Bij veel Peranakans, ook bij mijn vader, is deze feestdag echter in de vergetelheid geraakt. De hele familie stond dan ook in rep en roer toen mijn vader en ik terloops vertelden dat we op die befaamde vijftiende dag gedroomd hadden van mijn grootmoeder en grootoom, op zoek naar eten. Iedereen was meteen in paniek bij de gedachte dat ze als hongerige geesten zouden kunnen ronddwalen op aarde. De familie droeg ons dan ook onmiddellijk op om, hoewel we in België waren, buiten een altaar op te zetten met hun lievelingseten.

Voorouderverering vroeger en nu

Net zoals het Cioko-festival bij mijn familie, zijn er nog meer dodenrituelen in de vergetelheid geraakt. De dominante bekeringspolitiek van katholieke en protestantse missies zorgden reeds voor de Tweede Wereldoorlog dat een aanzienlijk groot deel van de Peranakans op Java de voorouderlijke riten de rug toekeerden. Ook de heftige anti-Chinese politiek van onder meer het regime van president Soeharto vanaf 1966, leidde ertoe dat het onderhoud van de voorouderlijke graven en altaren clandestien gebeurde.

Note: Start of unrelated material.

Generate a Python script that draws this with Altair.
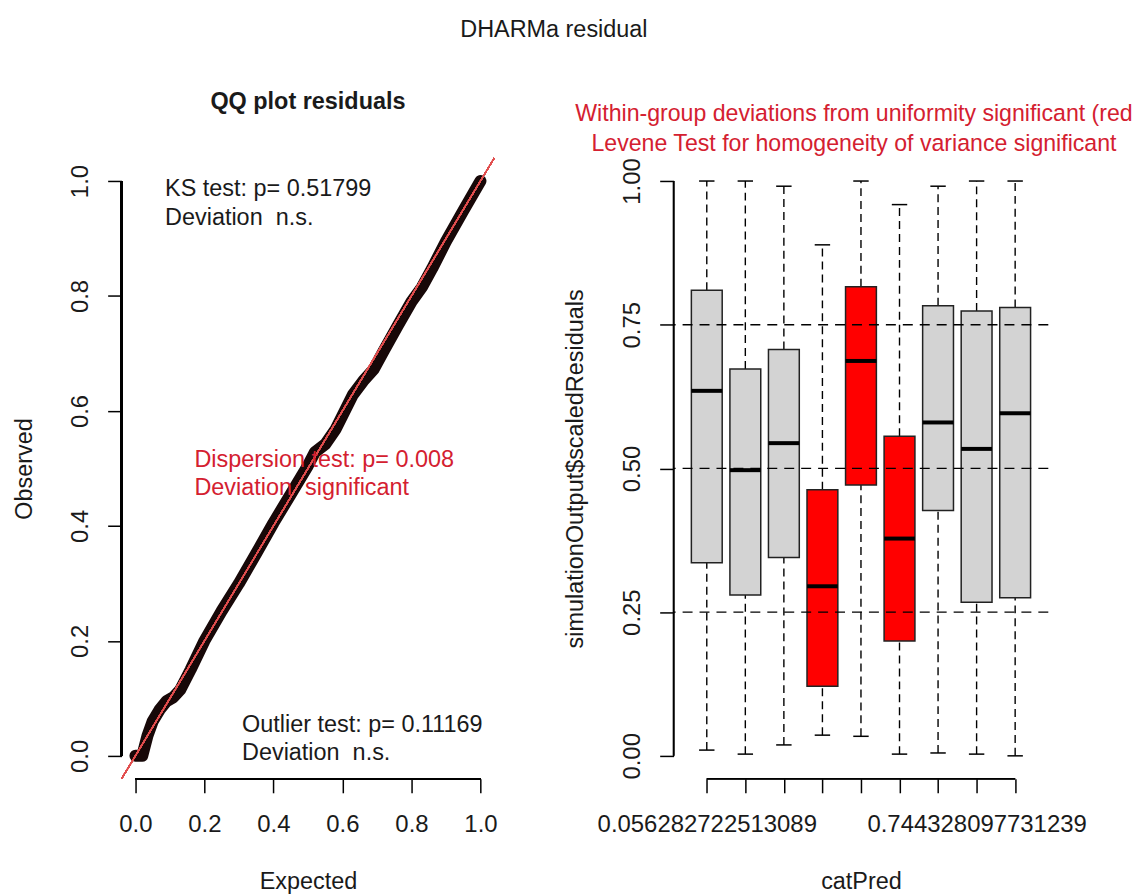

Anticommunistische rebellen plunderden de huizen van Peranakan-Chinezen, en verbrandden ook de voorouderlijke portretten, zielentabletten en altaren.

De vondst van het graf van mijn grootoom openbaarde voor mij een heel wereldbeeld.

Het hebben van een multiculturele achtergrond zorgt voor een levenslange zoektocht naar jezelf en je culturele identiteit. De vondst van het graf van mijn grootoom openbaarde voor mij een heel wereldbeeld. Ik kwam dichter te staan bij mijn voorouders, die mij de wortels gaven voor mijn bestaan. Ik kan dan ook zeggen dat, net zoals zij mij leiden op mijn levenspad, ik voor hen een zielenbrenger ben geworden. Hen vereren, over hen praten, en naar hen op zoek gaan houdt hun ziel in leven. Zo probeer ik hen te leiden naar hun eeuwige zielenrust. Dit alles vanuit de hoop dat ik later eveneens bij hen kan ‘thuiskomen’.